Jean-Louis Bourlanges dans le Figaro : l'antidote au déclinisme

Bourlanges

Le président de la commission des affaires étrangères, député et fin observateur de la vie politique française évoque dans un entretien au Figaro l'importance du débat qui s'instaure dans l'opinion publique en vue de la présidentielle. Entre défense de la promesse républicaine et décryptage du danger de l'illibéralisme ambiant, Jean-Louis Bourlanges nous propose des clés de compréhension.

LE FIGARO. - Comment expliquez vous la percée inattendue d’Éric Zemmour?

Jean-Louis BOURLANGES. - La percée médiatico-électorale d’Éric Zemmour est impressionnante. Elle l’est d’autant plus que l’intéressé n’a ni le profil, ni le projet, ni le discours, ni l’expérience ni les équipes qu’on serait en droit d’attendre d’un candidat à la magistrature suprême sous la Ve République. Plus qu’à un simple mouvement d’opinion, nous sommes confrontés à la réaction vitale et politiquement incontrôlée d’une France traditionnelle, catholique et bourgeoise plus encore que populaire, saisie de rage et d’effroi par l’avènement d’un monde qui la marginalise et prétend effacer tous ses repères culturels, politiques et religieux. C’est l’explosion du mouvement woke et de la «cancel culture» qui a mis le feu aux poudres. Zemmour s’adresse aux Français qui en ont par-dessus la tête du procès en illégitimité historique qui leur est de plus en plus violemment intenté au nom d’une idéologie approximative et haineuse qui érige l’expiation du passé et la fragmentation nationale en dogmes rédempteurs.

Qu’est-ce qui vous dérange dans le zemmourisme?

Le zemmourisme me semble être une triple impasse intellectuelle, gouvernementale et morale. En identifiant, de façon tragiquement réductrice, le mal français à la présence sur notre sol de gens pratiquant une religion réputée incompatible avec ce que sont les Français, Zemmour prend le risque d’offrir de la crise nationale une interprétation abusivement réductrice pour ne pas dire franchement erronée.

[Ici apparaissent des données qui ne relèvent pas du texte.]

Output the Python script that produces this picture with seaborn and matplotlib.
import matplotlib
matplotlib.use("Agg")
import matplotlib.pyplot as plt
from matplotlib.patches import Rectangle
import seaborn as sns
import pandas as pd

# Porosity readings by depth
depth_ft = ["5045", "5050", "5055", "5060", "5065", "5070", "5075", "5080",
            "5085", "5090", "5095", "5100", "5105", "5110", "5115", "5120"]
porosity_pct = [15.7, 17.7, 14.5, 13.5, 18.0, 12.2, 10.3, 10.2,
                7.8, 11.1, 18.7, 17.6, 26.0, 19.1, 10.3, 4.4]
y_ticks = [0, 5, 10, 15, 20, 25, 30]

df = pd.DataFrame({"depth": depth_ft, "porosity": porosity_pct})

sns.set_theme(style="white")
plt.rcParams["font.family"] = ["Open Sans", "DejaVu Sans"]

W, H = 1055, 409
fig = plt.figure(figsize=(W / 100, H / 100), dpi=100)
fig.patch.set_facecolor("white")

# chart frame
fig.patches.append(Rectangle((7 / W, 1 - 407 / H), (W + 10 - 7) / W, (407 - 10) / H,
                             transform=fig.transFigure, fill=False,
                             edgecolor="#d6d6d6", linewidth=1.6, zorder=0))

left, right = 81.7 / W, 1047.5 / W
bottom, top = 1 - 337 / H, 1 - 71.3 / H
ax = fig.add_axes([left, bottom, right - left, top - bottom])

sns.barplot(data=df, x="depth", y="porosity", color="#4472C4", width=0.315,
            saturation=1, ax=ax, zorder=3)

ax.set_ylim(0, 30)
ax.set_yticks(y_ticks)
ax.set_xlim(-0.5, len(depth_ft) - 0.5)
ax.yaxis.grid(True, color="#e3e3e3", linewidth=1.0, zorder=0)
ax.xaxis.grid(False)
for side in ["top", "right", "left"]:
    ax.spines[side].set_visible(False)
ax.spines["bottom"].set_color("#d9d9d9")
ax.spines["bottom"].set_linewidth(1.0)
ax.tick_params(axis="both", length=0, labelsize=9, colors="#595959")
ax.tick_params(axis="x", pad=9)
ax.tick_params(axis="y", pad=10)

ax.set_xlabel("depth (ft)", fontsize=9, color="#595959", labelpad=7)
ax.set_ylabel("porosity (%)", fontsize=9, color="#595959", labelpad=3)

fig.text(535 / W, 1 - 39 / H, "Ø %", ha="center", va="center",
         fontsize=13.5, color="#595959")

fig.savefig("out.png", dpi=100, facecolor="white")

Stigmatiser les mal assimilés de l’islam et faire de l’élimination par expulsion ou conversion forcée de ce corps étranger le grand remède au malheur national revient à prendre l’effet pour la cause. Il est faux d’imaginer que l’immigration soit la cause première du mal français même si elle en est une manifestation éclatante. Les immigrés sont dans le problème, ils ne sont pas le problème. La balkanisation de notre système affecte toute la société et travaille toutes sortes de minorités, ethniques, religieuses, sexuelles, localistes, véganistes et pas seulement musulmanes. Ce dont nous souffrons, c’est d’une crise générale du modèle républicain. Nous n’avons pas besoin de boucs émissaires pour voir que chez nous la puissance publique a raté bien des choses: la révolution démocratique à l’école, l’urbanisation et l’aménagement du territoire, la couverture judiciaire et policière du territoire, la décentralisation et le rééquilibrage des pouvoirs et que le vivre ensemble se porte au plus mal.

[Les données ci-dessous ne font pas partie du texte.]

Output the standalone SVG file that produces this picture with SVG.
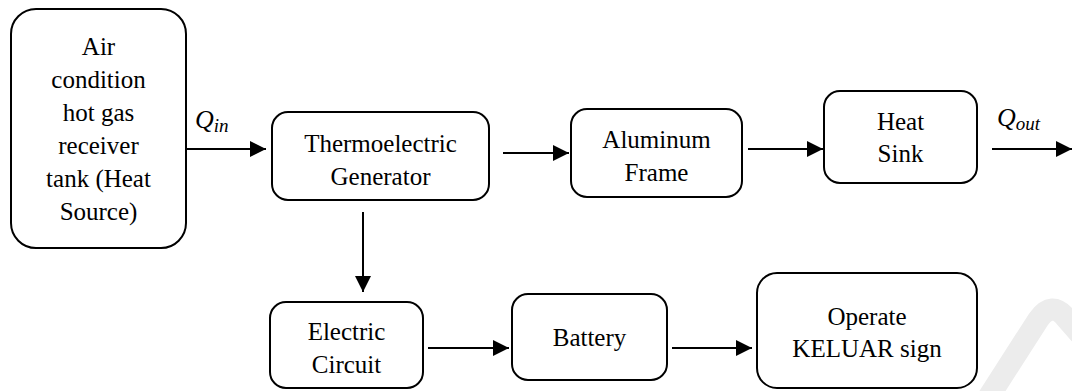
<svg xmlns="http://www.w3.org/2000/svg" width="1072" height="391" viewBox="0 0 1072 391">
<style>
.box{fill:#fff;stroke:#000;stroke-width:2}
text{font-family:"Liberation Serif","Noto Serif","DejaVu Serif",Tinos,"Times New Roman",Times,"Nimbus Roman","FreeSerif",serif}
.t{font-size:25px;fill:#000;text-anchor:middle}
.m{font-style:italic;font-size:26px;fill:#000}
.c{stroke:#000;stroke-width:2;fill:none;marker-end:url(#ah)}
</style>
<defs>
<marker id="ah" markerUnits="userSpaceOnUse" markerWidth="16" markerHeight="16" refX="16" refY="8" orient="auto">
<path d="M0,0 L16,8 L0,16 z" fill="#000"/>
</marker>
</defs>
<rect width="1072" height="391" fill="#fff"/>
<path d="M988 398 L1038 320 Q1052 300 1066 318 L1080 334" fill="none" stroke="#ececec" stroke-width="22"/>
<g id="connectors">
<line class="c" x1="186" y1="149" x2="266" y2="149"/>
<line class="c" x1="503" y1="153" x2="569" y2="153"/>
<line class="c" x1="748" y1="149" x2="823" y2="149"/>
<line class="c" x1="992" y1="149" x2="1072" y2="149"/>
<line class="c" x1="363" y1="212" x2="363" y2="292"/>
<line class="c" x1="428" y1="348" x2="509" y2="348"/>
<line class="c" x1="672" y1="348" x2="752" y2="348"/>
<text class="m" x="195" y="128">Q<tspan font-size="19" dy="4">in</tspan></text>
<text class="m" x="997" y="126">Q<tspan font-size="19" dy="4">out</tspan></text>
</g>
<g id="heat-source">
<rect class="box" x="11" y="9" width="175" height="239" rx="25"/>
<text class="t" x="98.5" y="55">Air</text>
<text class="t" x="98.5" y="88">condition</text>
<text class="t" x="98.5" y="121">hot gas</text>
<text class="t" x="98.5" y="154">receiver</text>
<text class="t" x="98.5" y="187">tank (Heat</text>
<text class="t" x="98.5" y="220">Source)</text>
</g>
<g id="teg">
<rect class="box" x="272" y="112" width="217" height="88" rx="16"/>
<text class="t" x="380.5" y="152">Thermoelectric</text>
<text class="t" x="380.5" y="185">Generator</text>
</g>
<g id="aluminum">
<rect class="box" x="571" y="109" width="171" height="88" rx="16"/>
<text class="t" x="656.5" y="148">Aluminum</text>
<text class="t" x="656.5" y="181">Frame</text>
</g>
<g id="heat-sink">
<rect class="box" x="824" y="91" width="153" height="92" rx="16"/>
<text class="t" x="900.5" y="130">Heat</text>
<text class="t" x="900.5" y="162">Sink</text>
</g>
<g id="electric">
<rect class="box" x="270" y="302" width="153" height="86" rx="16"/>
<text class="t" x="346.5" y="340">Electric</text>
<text class="t" x="346.5" y="373">Circuit</text>
</g>
<g id="battery">
<rect class="box" x="512" y="294" width="155" height="86" rx="16"/>
<text class="t" x="589.5" y="346">Battery</text>
</g>
<g id="operate">
<rect class="box" x="757" y="273" width="220" height="115" rx="20"/>
<text class="t" x="867" y="325">Operate</text>
<text class="t" x="867" y="357">KELUAR sign</text>
</g>
</svg>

Le choix de Zemmour est celui d’une rupture intérieure de la société française par rejet - la mise en cause des prénoms musulmans en est le symbole - hors de la communauté nationale de gens pratiquant une religion jugée incompatible avec la condition de Français. Il est de même nature que celui de ses adversaires: le zemmourisme est un wokisme à l’envers. Son grand retranchement mettrait au ban de la nation cinq à six millions de personnes — excusez du peu. Zemmour ne voit pas que la loi du talion - «œil pour œil, dent pour dent» à laquelle il se réfère explicitement, est une tentation nationalement suicidaire car elle détruit l’idée même d’un «bien commun» aux membres de la société française telle qu’elle est…

On ne sauvera pas l’identité française sur la négation et le saccage des principes républicains, la liberté, l’égalité et la fraternité, qui la fondent. Comme Maurras, Zemmour se fait de la France une idée artificielle et rétrécie et passe par pertes et profits ces trésors nationaux que sont le libéralisme républicain, l’esprit de modération et le souci de l’inclusion sociale. Mesure-t-il qu’on insulte en profondeur une certaine idée de la France en s’alignant sur l’illibéralisme autoritaire d’Orban, en célébrant l’inégalité des femmes et des hommes chère aux islamistes qu’il prétend combattre et en excluant de la fraternité républicaine les millions de fidèles d’une grande religion?